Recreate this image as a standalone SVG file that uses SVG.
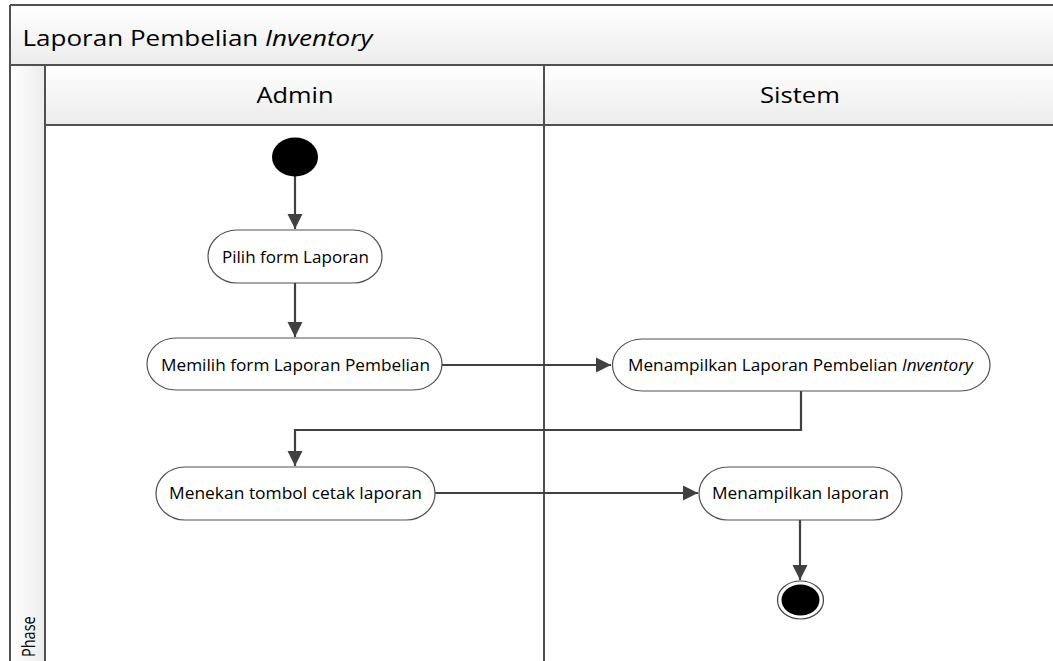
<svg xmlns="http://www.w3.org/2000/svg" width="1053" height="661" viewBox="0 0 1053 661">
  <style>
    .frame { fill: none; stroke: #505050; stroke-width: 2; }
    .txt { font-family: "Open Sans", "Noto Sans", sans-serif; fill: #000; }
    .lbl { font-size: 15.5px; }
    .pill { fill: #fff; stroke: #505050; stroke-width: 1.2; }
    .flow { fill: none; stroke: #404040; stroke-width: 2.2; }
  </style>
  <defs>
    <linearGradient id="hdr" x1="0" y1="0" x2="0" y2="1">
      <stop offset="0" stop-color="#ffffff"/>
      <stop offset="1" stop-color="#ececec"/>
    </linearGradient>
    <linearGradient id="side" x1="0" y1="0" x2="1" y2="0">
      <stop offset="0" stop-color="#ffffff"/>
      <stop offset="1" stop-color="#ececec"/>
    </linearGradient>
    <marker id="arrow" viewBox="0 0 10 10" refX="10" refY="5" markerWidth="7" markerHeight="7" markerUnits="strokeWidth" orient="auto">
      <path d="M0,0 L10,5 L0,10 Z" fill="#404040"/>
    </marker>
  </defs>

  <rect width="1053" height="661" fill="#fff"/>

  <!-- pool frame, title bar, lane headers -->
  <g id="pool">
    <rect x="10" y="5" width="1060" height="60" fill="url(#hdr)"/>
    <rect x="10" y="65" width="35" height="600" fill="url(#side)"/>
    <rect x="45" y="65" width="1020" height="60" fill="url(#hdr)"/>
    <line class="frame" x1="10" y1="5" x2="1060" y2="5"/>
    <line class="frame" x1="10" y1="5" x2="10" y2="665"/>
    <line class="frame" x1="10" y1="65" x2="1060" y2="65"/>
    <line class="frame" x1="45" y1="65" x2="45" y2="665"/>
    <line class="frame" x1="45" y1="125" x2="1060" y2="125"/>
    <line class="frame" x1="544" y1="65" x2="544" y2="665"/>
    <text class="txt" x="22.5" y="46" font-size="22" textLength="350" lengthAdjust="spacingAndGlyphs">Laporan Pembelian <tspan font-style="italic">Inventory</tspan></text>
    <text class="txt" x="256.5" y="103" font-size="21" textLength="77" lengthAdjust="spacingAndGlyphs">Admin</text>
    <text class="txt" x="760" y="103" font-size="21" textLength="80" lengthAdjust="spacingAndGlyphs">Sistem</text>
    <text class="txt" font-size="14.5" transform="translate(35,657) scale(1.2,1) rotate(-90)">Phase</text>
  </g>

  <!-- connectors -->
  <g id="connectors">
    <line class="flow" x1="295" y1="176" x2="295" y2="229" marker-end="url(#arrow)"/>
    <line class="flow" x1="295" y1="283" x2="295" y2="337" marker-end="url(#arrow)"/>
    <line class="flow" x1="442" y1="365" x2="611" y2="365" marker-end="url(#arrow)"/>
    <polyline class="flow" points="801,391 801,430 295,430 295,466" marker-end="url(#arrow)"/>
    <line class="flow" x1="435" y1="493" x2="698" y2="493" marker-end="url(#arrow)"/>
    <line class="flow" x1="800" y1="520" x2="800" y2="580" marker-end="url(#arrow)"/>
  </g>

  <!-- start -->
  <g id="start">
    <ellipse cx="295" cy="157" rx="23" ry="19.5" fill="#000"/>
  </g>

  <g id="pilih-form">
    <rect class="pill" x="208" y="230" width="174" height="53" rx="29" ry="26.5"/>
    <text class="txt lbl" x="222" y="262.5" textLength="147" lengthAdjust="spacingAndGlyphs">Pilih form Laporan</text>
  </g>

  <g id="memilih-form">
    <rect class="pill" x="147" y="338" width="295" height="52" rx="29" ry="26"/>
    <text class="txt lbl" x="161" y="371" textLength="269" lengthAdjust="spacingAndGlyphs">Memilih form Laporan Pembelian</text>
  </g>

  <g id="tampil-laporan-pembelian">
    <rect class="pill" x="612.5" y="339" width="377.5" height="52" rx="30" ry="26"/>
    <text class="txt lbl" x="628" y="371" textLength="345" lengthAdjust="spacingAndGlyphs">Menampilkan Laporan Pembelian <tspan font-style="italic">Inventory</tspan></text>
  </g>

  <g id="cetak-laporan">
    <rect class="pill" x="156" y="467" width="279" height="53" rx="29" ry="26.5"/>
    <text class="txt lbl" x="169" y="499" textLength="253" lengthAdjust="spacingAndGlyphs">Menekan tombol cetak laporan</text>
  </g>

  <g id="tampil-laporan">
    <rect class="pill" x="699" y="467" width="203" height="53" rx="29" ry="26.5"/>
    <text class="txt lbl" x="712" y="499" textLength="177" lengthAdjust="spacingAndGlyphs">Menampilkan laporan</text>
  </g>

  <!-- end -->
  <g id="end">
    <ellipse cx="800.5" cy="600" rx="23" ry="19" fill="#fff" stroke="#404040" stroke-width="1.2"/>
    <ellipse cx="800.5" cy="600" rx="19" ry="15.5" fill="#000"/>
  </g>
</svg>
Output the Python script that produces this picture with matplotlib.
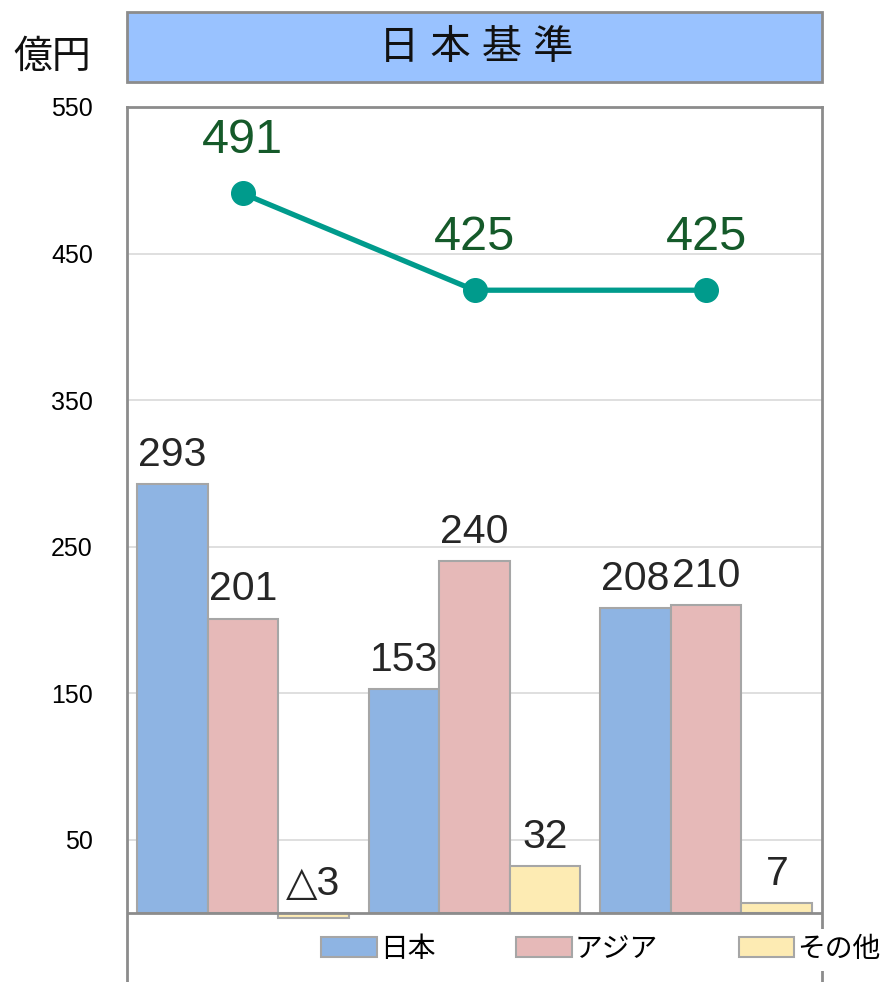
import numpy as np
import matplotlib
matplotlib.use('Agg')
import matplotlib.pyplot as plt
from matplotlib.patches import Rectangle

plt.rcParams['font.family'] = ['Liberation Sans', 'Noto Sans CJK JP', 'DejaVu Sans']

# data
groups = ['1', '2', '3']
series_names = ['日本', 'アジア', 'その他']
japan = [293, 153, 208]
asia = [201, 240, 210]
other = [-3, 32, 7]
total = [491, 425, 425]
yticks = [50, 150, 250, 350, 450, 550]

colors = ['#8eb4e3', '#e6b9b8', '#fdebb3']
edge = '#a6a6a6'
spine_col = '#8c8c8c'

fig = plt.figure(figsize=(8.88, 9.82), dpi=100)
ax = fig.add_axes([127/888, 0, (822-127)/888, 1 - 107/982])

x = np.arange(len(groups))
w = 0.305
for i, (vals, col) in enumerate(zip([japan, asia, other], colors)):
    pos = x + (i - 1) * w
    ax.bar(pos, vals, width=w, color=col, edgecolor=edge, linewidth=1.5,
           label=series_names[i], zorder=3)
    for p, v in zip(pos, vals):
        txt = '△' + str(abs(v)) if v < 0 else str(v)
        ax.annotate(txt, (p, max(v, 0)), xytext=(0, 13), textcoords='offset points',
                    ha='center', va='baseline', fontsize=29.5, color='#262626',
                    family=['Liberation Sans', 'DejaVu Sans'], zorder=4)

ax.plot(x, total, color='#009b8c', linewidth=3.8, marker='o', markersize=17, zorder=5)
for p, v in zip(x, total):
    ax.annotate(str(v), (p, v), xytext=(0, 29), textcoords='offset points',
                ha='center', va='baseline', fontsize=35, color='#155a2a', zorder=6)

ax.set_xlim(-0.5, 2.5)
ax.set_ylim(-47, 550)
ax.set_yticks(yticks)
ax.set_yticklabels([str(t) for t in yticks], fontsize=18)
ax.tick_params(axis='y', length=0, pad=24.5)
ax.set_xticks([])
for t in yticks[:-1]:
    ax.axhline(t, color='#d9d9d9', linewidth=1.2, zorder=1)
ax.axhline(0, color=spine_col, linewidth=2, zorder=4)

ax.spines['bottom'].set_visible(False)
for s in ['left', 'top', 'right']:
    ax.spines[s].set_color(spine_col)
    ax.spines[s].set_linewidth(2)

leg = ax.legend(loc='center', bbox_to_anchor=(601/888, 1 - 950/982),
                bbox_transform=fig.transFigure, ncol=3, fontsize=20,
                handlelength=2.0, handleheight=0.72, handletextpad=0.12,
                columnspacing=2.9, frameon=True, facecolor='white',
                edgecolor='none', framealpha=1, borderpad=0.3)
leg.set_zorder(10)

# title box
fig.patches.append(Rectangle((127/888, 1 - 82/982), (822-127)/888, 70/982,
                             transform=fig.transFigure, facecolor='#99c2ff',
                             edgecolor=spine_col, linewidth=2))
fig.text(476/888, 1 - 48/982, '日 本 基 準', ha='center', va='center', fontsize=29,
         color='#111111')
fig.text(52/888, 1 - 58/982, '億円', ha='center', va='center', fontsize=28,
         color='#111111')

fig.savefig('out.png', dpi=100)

----------------------------------------

Task goal —
Within the listing above, find every line containing the string "that" and return it.

The solution —
Recreate this image as a standalone SVG file that uses SVG.
Output the Python script that produces this picture with matplotlib.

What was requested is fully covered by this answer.